Supported by Confidence and Training
Teachers deserve to feel confident outdoors. Yet many of them have no experience in taking classes outdoors and no training to help support them in doing so. Too often, enthusiasm is dampened by worries about risk, curriculum coverage, or simply “not knowing what to do.” In my vision, every teacher has access to practical training, a supportive culture, and tools they can dip into whenever they need inspiration. This is why we’ve created resources like our lessons, progressions, and Metaskills Map, not to add to a teacher’s workload, but to be there when ideas and confidence are needed most.
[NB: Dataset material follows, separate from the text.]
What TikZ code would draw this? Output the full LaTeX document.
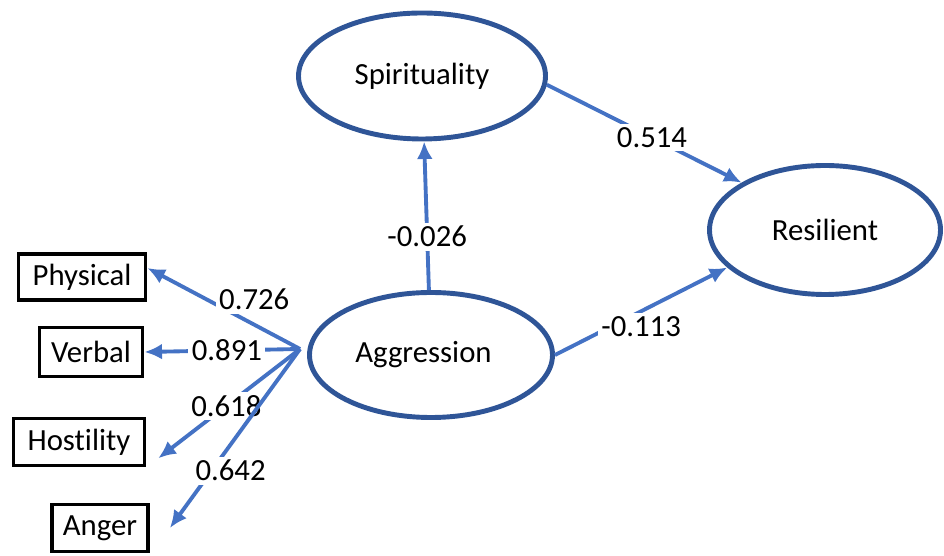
\documentclass[tikz,border=0pt]{standalone}
\usepackage{fontspec}
\setmainfont{Carlito}[Ligatures=NoCommon]
\usetikzlibrary{arrows.meta, shapes.geometric}
\definecolor{darkblue}{HTML}{2F5597}
\definecolor{lineblue}{HTML}{4472C4}
\tikzset{
    >={Latex[length=10pt, width=9pt]},
    latent/.style={ellipse, draw=darkblue, line width=2.8pt, inner sep=0pt},
    indicator/.style={draw=black, line width=2.2pt, inner sep=0pt},
    effect/.style={->, lineblue, line width=2.2pt},
    coef/.style={fill=white, text=black, inner sep=2pt},
}
\begin{document}
\begin{tikzpicture}[font=\fontsize{17.5}{21}\selectfont]
    \useasboundingbox (0,0) rectangle (18.88,11.12);
    % latent variables
    \node[latent, minimum width=4.94cm, minimum height=2.52cm] (spir) at (8.44,9.6) {Spirituality};
    \node[latent, minimum width=4.62cm, minimum height=2.58cm] (res) at (16.5,6.52) {Resilient};
    \node[latent, minimum width=4.86cm, minimum height=2.5cm] (agg) at (8.62,4.02) {\hspace{-0.3cm}Aggression};
    % indicators
    \node[indicator, minimum width=2.54cm, minimum height=0.92cm] (phys) at (1.64,5.58) {Physical};
    \node[indicator, minimum width=2.06cm, minimum height=0.98cm] (verb) at (1.82,4.08) {Verbal};
    \node[indicator, minimum width=2.62cm, minimum height=0.94cm] (host) at (1.58,2.28) {Hostility};
    \node[indicator, minimum width=1.92cm, minimum height=0.94cm] (anger) at (2.0,0.56) {Anger};
    \coordinate (hub) at ([xshift=-0.14cm, yshift=0.12cm]agg.west);
    % structural paths
    \draw[effect] (agg) -- (spir) node[coef, pos=0.36] {-0.026};
    \draw[effect] (spir.-4) -- (res.north west) node[coef, pos=0.54] {0.514};
    \draw[effect] (agg.east) -- (res.201) node[coef, pos=0.5, yshift=-0.3cm] {-0.113};
    % loadings
    \draw[effect] (hub) -- ([yshift=0.18cm]phys.east) node[coef, pos=0.3, yshift=0.5cm] {0.726};
    \draw[effect] (hub) -- (verb.east) node[coef, pos=0.47] {0.891};
    \draw[effect, shorten >=0.3cm] (hub) -- (host.south east) node[coef, pos=0.48] {0.618};
    \draw[effect] (hub) -- ([xshift=0.4cm]anger.east) node[coef, pos=0.68, xshift=0.38cm] {0.642};
\end{tikzpicture}
\end{document}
That’s why I see resources like our lessons, progressions, Metaskills Map and more as part of every teacher’s toolkit. We have over 400 cross curricular resources to help teachers across the curriculum. It isn’t about adding more to a teacher’s plate, but about being there when ideas and confidence are needed most.
And perhaps this is the best way to think about it. If you trained in Scotland, you may remember the launch of ‘Assessment is for Learning’. At the time, it felt like a significant shift. But over time, it became second nature, simply another tool woven into practice. Outdoor learning can become the same: not an extra, not a burden, but an everyday way of teaching and learning.
Connected to Community and Place
Finally, I’d like to see outdoor learning grounded in community and the environment. Whether it’s through local history, biodiversity projects, or sustainability initiatives, children should see themselves as part of something bigger. This fosters not only learning, but also stewardship, empathy, and pride in place. We want the next generation to develop sustainable attitudes; in fact, we need them to. But how can they care about something they have never interacted with?
The future of outdoor learning doesn’t require grand gestures or expensive kit. It’s built through small, consistent steps: valuing the outdoors as a right, recognising its progression, supporting teachers with confidence and tools, and connecting children deeply to their communities.
That’s the future I’d like to see, and the one I believe we can create together.